題目大意:平面上有n個點,兩兩不同。現在給出二叉樹的定義,要求樹邊一定是從上指向下,即從y坐標大的點指向小的點,並且每個結點至多有兩個兒子。現在讓你求給出的這些點是否能構成一棵二叉樹,如果能,使二叉樹的樹邊長度(歐幾里德長度)總和最小,輸出這個總和。如果不能,輸出-1.答案與標準答案相差1e-6內都...
題目大意:
平面上有n個點,兩兩不同。現在給出二叉樹的定義,要求樹邊一定是從上指向下,即從y坐標大的點指向小的點,並且每個結點至多有兩個兒子。現在讓你求給出的這些點是否能構成一棵二叉樹,如果能,使二叉樹的樹邊長度(歐幾里德長度)總和最小,輸出這個總和。如果不能,輸出-1.答案與標準答案相差1e-6內都認為是正確的。
演算法討論:
起初是這樣想的,肯定是MCMF,費用是距離,然後流量一開始我是這樣搞的:從父親向兒子連流量為2的邊。但是你會發現這樣有一個問題,就是如果某個結點如果真的有兩個兒子的話,那麼這個父親與他的父親之間的邊的距離就會被加進去兩次。表示不會解決這個問題,各種頭痛。最後只得參見題解,是把一個點拆成兩個點A[i] 和 B[i], S(超級源點)連向 A[i],流量為1,花費為0,B[i]全部連向T(超級匯點),流量為2,花費為0,然後掃描下,如果j滿足成為i兒子的條件時,就把A[j]連向B[i],流量為1,花費為距離。註意精度問題。

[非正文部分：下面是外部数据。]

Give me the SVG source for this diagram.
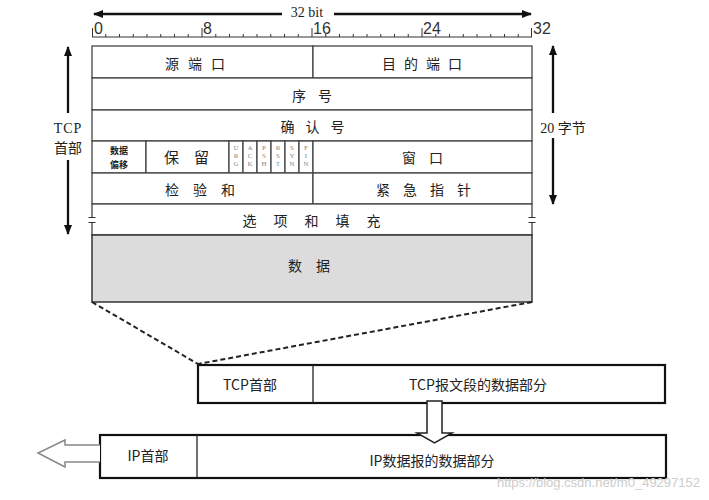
<svg xmlns="http://www.w3.org/2000/svg" width="709" height="500" viewBox="0 0 709 500">
<style>
.cjk{font-family:"Noto Sans CJK SC","Liberation Sans",sans-serif;font-size:14px;fill:#222;text-anchor:middle}
.sm{font-size:9px;font-weight:bold}
.sans{font-family:"Liberation Sans","Noto Sans CJK SC",sans-serif;fill:#333}
.serif{font-family:"Liberation Serif","Noto Sans CJK SC",serif;fill:#222}
.flag{font-family:"Liberation Serif",serif;font-size:7px;fill:#888;text-anchor:middle}
.cell{fill:#fff;stroke:#444;stroke-width:1.3}
.box{fill:#fff;stroke:#111;stroke-width:2.2}
.bt{font-family:"Noto Sans CJK SC","Liberation Sans",sans-serif;font-size:14px;fill:#222;text-anchor:middle}
.dim{stroke:#111;stroke-width:2.3;fill:none}
.tick{stroke:#333;stroke-width:1}
.dash{stroke:#222;stroke-width:2;stroke-dasharray:5,3;fill:none}
.hollow{fill:#fff;stroke:#222;stroke-width:1.5}
</style>
<defs>
<marker id="ah" viewBox="0 0 10 10" refX="9" refY="5" markerWidth="10" markerHeight="10" markerUnits="userSpaceOnUse" orient="auto">
<path d="M0,1 L10,5 L0,9 Z" fill="#111"/>
</marker>
</defs>

<g id="ruler">
<line x1="92" y1="37" x2="532" y2="37" class="tick"/>
<path class="tick" d="M105.75,37v-3M119.5,37v-3M133.25,37v-3M147,37v-3M160.75,37v-3M174.5,37v-3M188.25,37v-3M215.75,37v-3M229.5,37v-3M243.25,37v-3M257,37v-3M270.75,37v-3M284.5,37v-3M298.25,37v-3M325.75,37v-3M339.5,37v-3M353.25,37v-3M367,37v-3M380.75,37v-3M394.5,37v-3M408.25,37v-3M435.75,37v-3M449.5,37v-3M463.25,37v-3M477,37v-3M490.75,37v-3M504.5,37v-3M518.25,37v-3"/>
<path class="tick" d="M92.5,37v-9M202,37v-9M312,37v-9M422,37v-9M531.5,37v-9"/>
<text class="sans" x="94" y="34" font-size="16">0</text>
<text class="sans" x="203" y="34" font-size="16">8</text>
<text class="sans" x="313" y="34" font-size="16">16</text>
<text class="sans" x="423" y="34" font-size="16">24</text>
<text class="sans" x="533" y="34" font-size="16">32</text>
<text class="serif" x="307" y="17" font-size="14" text-anchor="middle">32 bit</text>
</g>

<g id="row-ports">
<rect class="cell" x="92" y="46" width="221" height="32"/>
<rect class="cell" x="313" y="46" width="219" height="32"/>
<text class="cjk" x="199.5" y="69" letter-spacing="9">源端口</text>
<text class="cjk" x="426" y="69" letter-spacing="8">目的端口</text>
</g>
<g id="row-seq">
<rect class="cell" x="92" y="78" width="440" height="32"/>
<text class="cjk" x="318" y="101" letter-spacing="12">序号</text>
</g>
<g id="row-ack">
<rect class="cell" x="92" y="110" width="440" height="31"/>
<text class="cjk" x="318" y="132" letter-spacing="11">确认号</text>
</g>
<g id="row-flags">
<rect class="cell" x="92" y="141" width="54" height="32"/>
<rect class="cell" x="146" y="141" width="83" height="32"/>
<rect class="cell" x="229" y="141" width="14" height="32"/>
<rect class="cell" x="243" y="141" width="14" height="32"/>
<rect class="cell" x="257" y="141" width="14" height="32"/>
<rect class="cell" x="271" y="141" width="14" height="32"/>
<rect class="cell" x="285" y="141" width="14" height="32"/>
<rect class="cell" x="299" y="141" width="14" height="32"/>
<rect class="cell" x="313" y="141" width="219" height="32"/>
<text class="cjk sm" x="119" y="154">数据</text>
<text class="cjk sm" x="119" y="168">偏移</text>
<text class="cjk" x="194" y="163" style="font-size:15px" letter-spacing="15">保留</text>
<text class="flag" x="236" y="150">U</text><text class="flag" x="236" y="158">R</text><text class="flag" x="236" y="166">G</text>
<text class="flag" x="250" y="150">A</text><text class="flag" x="250" y="158">C</text><text class="flag" x="250" y="166">K</text>
<text class="flag" x="264" y="150">P</text><text class="flag" x="264" y="158">S</text><text class="flag" x="264" y="166">H</text>
<text class="flag" x="278" y="150">R</text><text class="flag" x="278" y="158">S</text><text class="flag" x="278" y="166">T</text>
<text class="flag" x="292" y="150">S</text><text class="flag" x="292" y="158">Y</text><text class="flag" x="292" y="166">N</text>
<text class="flag" x="306" y="150">F</text><text class="flag" x="306" y="158">I</text><text class="flag" x="306" y="166">N</text>
<text class="cjk" x="429" y="163" letter-spacing="13">窗口</text>
</g>
<g id="row-checksum">
<rect class="cell" x="92" y="173" width="221" height="31"/>
<rect class="cell" x="313" y="173" width="219" height="31"/>
<text class="cjk" x="207" y="195" letter-spacing="14">检验和</text>
<text class="cjk" x="430" y="195" letter-spacing="13">紧急指针</text>
</g>
<g id="row-options">
<rect class="cell" x="92" y="204" width="440" height="31"/>
<text class="cjk" x="320" y="226" letter-spacing="17">选项和填充</text>
<rect x="89" y="217" width="6" height="6" fill="#fff"/>
<rect x="529" y="217" width="6" height="6" fill="#fff"/>
<path class="tick" d="M88.5,217.5h7M88.5,222.5h7M528.5,217.5h7M528.5,222.5h7" stroke-width="1.2"/>
</g>
<g id="data">
<rect x="92" y="235" width="440" height="67" fill="#dcdcdc" stroke="#333" stroke-width="1.5"/>
<text class="cjk" x="316" y="271" letter-spacing="14">数据</text>
</g>

<g id="tcp-label">
<text class="serif" x="68" y="133" font-size="14" text-anchor="middle" letter-spacing="1">TCP</text>
<text class="cjk" x="68" y="153">首部</text>
</g>
<g id="bytes-label">
<text class="serif" x="563" y="133" font-size="14" text-anchor="middle">20 字节</text>
</g>

<g id="tcp-segment">
<rect class="box" x="198" y="365" width="467" height="38"/>
<line x1="313" y1="365" x2="313" y2="403" stroke="#222" stroke-width="1.3"/>
<text class="bt" x="250" y="390">TCP首部</text>
<text class="bt" x="478" y="390">TCP报文段的数据部分</text>
</g>
<g id="ip-datagram">
<rect class="box" x="100" y="435" width="566" height="43"/>
<line x1="197" y1="435" x2="197" y2="478" stroke="#222" stroke-width="1.3"/>
<text class="bt" x="148" y="461">IP首部</text>
<text class="bt" x="432" y="466">IP数据报的数据部分</text>
</g>

<g id="connectors">
<line class="dim" x1="282" y1="14" x2="94" y2="14" marker-end="url(#ah)"/>
<line class="dim" x1="334" y1="14" x2="531" y2="14" marker-end="url(#ah)"/>
<line class="dim" x1="68" y1="113" x2="68" y2="47" marker-end="url(#ah)"/>
<line class="dim" x1="68" y1="160" x2="68" y2="234" marker-end="url(#ah)"/>
<line class="dim" x1="553" y1="113" x2="553" y2="46" marker-end="url(#ah)"/>
<line class="dim" x1="553" y1="138" x2="553" y2="204" marker-end="url(#ah)"/>
<line class="dash" x1="92" y1="302" x2="198" y2="364"/>
<line class="dash" x1="532" y1="302" x2="198" y2="364"/>
<path class="hollow" d="M427,401 L442,401 L442,433 L452,433 L434.5,443 L417,433 L427,433 Z"/>
<path d="M100,445 L65,445 L65,440 L38,453 L65,467 L65,462 L100,462" fill="#fff" stroke="#888" stroke-width="1.5"/>
</g>

<text x="700" y="487" font-family="'Liberation Sans',sans-serif" font-size="13" fill="#ccc" text-anchor="end">https://blog.csdn.net/m0_49297152</text>
</svg>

至於判斷是否可以是棵二叉樹,我們在流完之後判斷一下流量是否等於n-1就可以了。自己原來還傻子一樣的去判斷。
註意:
這個題如果用spfa的費用流的話,很容易寫T,推薦用ZKW費用流(跑起來如飛一樣,因為跑二分圖特別快),但是網上的模板太不可信,找了5個,錯了4個。所以自己精心翻譯了一個模板。求不噴。
好像說把B[I]再次拆點,用KM就可以做了。表示自己不會KM。。學下吧。
Codes:
SPFA費用流(鄰接表STL版)(TLE ON TEST 23)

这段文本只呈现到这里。